Please report every line from the material that contains the word "code".

Available records:
───

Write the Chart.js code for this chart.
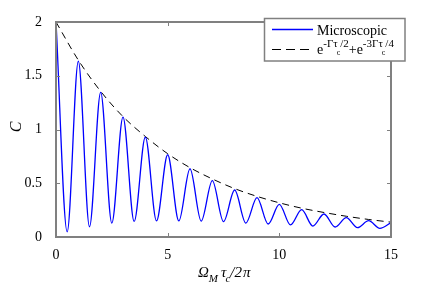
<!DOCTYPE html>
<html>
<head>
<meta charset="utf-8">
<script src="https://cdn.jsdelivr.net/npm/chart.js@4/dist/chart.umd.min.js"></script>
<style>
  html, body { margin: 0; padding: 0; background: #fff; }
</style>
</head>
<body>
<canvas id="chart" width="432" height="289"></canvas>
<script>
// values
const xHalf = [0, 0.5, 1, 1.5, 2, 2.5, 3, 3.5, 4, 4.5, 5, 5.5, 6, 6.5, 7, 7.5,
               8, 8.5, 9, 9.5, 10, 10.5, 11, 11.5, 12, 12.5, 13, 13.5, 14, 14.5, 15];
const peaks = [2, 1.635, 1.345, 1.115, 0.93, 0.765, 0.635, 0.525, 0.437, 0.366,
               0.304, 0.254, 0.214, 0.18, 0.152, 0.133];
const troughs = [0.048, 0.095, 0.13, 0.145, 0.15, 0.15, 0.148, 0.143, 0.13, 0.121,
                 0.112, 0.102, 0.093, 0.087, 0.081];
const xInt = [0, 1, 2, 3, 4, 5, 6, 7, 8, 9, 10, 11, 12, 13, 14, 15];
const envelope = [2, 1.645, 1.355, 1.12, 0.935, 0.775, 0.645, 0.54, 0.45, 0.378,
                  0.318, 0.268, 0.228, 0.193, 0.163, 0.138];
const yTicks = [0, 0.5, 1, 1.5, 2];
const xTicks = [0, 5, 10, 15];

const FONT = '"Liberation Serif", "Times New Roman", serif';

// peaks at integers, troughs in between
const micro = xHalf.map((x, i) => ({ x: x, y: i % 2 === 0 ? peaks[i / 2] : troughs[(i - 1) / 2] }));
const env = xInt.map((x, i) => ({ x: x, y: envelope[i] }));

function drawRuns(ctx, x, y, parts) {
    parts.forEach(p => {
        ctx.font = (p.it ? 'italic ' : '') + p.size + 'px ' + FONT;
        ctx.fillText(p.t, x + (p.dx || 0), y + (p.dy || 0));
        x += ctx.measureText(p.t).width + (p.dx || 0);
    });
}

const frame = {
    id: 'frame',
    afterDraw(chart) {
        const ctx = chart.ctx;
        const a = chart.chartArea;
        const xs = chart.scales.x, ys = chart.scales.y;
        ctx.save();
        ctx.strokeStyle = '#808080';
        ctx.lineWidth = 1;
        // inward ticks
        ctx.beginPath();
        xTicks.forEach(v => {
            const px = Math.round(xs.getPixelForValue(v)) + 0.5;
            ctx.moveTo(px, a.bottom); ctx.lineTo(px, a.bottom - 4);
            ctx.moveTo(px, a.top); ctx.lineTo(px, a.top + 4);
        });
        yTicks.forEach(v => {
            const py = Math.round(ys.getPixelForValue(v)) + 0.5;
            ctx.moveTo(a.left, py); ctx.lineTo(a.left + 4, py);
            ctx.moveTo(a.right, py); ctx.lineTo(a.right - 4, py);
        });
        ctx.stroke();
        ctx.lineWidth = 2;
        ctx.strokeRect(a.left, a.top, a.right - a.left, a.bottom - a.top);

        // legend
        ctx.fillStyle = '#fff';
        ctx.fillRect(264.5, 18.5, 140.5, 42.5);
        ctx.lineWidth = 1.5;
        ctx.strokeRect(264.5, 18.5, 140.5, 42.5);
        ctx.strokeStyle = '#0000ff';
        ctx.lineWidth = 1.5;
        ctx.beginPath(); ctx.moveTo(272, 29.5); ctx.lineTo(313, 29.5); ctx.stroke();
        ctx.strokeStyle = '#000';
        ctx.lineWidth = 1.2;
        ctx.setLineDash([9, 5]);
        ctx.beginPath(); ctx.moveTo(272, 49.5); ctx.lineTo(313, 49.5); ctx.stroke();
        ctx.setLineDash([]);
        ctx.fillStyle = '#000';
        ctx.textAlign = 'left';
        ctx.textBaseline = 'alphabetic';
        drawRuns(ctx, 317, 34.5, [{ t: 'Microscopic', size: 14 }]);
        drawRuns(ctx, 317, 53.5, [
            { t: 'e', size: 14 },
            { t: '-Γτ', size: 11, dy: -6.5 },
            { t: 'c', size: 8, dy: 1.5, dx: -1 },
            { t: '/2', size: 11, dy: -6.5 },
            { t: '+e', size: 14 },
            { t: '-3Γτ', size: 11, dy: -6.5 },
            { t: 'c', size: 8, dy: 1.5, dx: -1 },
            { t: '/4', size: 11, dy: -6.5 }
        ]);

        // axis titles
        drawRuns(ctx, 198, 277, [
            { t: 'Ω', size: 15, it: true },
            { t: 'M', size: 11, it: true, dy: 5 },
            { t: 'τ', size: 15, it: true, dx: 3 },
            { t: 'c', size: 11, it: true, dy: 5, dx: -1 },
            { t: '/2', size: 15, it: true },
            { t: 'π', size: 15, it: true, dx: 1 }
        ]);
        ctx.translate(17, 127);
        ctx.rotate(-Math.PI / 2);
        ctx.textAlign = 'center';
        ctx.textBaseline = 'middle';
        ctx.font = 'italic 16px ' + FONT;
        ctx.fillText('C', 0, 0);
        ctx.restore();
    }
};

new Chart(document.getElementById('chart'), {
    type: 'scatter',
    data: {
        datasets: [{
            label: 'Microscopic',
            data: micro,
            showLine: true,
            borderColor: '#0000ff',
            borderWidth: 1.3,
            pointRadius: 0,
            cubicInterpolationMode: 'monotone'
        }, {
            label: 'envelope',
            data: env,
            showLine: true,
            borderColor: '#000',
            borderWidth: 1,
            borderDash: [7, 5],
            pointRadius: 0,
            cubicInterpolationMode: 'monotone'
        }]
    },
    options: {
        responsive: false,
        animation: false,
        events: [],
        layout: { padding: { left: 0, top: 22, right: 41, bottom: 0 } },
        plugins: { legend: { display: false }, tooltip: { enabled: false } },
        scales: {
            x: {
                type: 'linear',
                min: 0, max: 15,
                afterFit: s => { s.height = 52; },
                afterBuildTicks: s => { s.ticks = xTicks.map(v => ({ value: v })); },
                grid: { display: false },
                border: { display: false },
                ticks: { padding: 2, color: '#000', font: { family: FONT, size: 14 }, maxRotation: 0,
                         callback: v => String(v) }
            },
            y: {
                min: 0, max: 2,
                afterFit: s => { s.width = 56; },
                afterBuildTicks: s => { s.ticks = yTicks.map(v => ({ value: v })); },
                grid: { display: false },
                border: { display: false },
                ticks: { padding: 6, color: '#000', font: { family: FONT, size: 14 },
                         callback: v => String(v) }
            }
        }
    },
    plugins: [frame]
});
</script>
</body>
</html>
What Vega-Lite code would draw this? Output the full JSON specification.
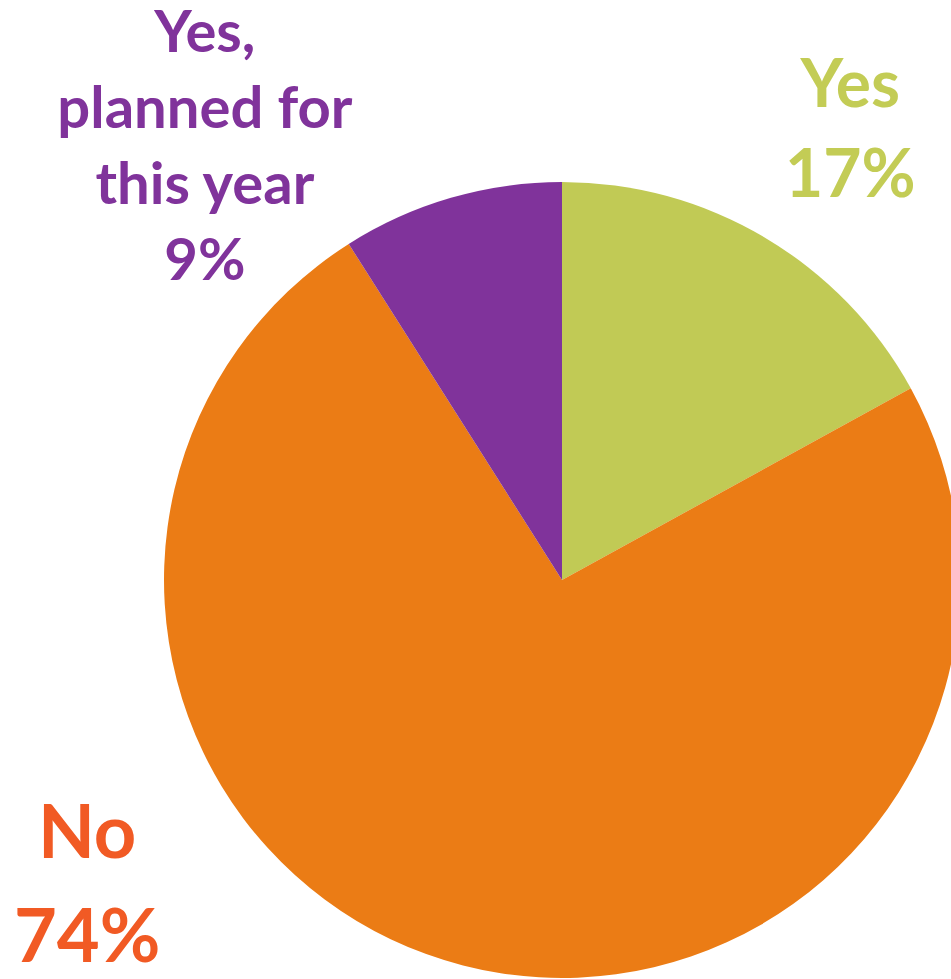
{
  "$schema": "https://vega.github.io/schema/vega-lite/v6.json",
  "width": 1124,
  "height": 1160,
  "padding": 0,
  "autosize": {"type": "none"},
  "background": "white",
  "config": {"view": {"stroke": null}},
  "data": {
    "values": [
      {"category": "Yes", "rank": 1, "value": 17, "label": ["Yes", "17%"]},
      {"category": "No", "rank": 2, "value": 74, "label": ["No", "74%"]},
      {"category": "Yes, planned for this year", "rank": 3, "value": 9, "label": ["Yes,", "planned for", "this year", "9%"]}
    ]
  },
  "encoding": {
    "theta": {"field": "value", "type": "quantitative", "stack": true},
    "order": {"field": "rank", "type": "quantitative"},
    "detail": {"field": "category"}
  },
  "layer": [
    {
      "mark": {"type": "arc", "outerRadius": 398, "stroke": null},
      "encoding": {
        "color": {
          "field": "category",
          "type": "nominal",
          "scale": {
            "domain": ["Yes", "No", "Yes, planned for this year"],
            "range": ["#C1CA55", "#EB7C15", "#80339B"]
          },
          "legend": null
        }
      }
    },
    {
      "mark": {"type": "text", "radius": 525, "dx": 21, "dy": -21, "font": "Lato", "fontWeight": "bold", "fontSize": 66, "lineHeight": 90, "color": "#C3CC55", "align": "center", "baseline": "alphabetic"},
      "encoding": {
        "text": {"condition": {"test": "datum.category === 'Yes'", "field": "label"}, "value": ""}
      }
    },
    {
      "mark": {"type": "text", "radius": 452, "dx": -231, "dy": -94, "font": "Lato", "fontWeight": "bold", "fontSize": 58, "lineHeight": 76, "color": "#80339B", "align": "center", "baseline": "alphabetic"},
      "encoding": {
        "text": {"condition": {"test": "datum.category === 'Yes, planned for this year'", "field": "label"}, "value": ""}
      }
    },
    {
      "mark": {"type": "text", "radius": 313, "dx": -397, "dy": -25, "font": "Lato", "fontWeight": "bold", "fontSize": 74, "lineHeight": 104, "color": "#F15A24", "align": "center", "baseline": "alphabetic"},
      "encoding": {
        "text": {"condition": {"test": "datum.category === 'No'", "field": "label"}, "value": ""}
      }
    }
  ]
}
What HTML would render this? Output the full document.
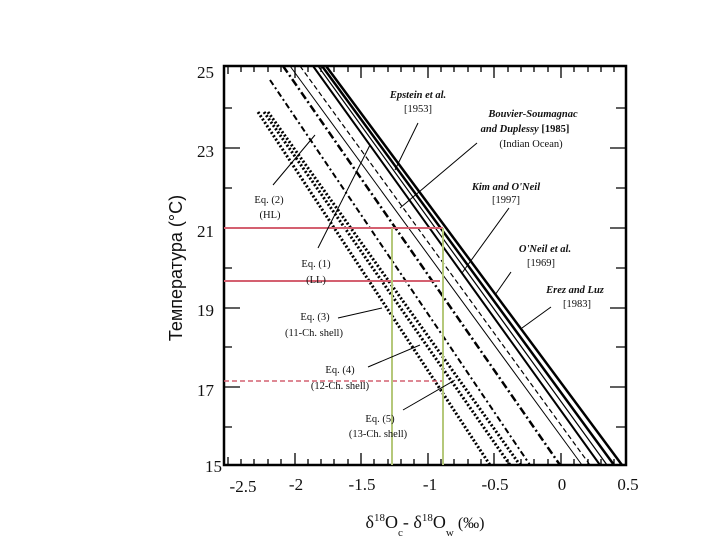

───

The response:
Write the Chart.js code for this chart.
What Vega-Lite code would draw this? Output the full JSON specification.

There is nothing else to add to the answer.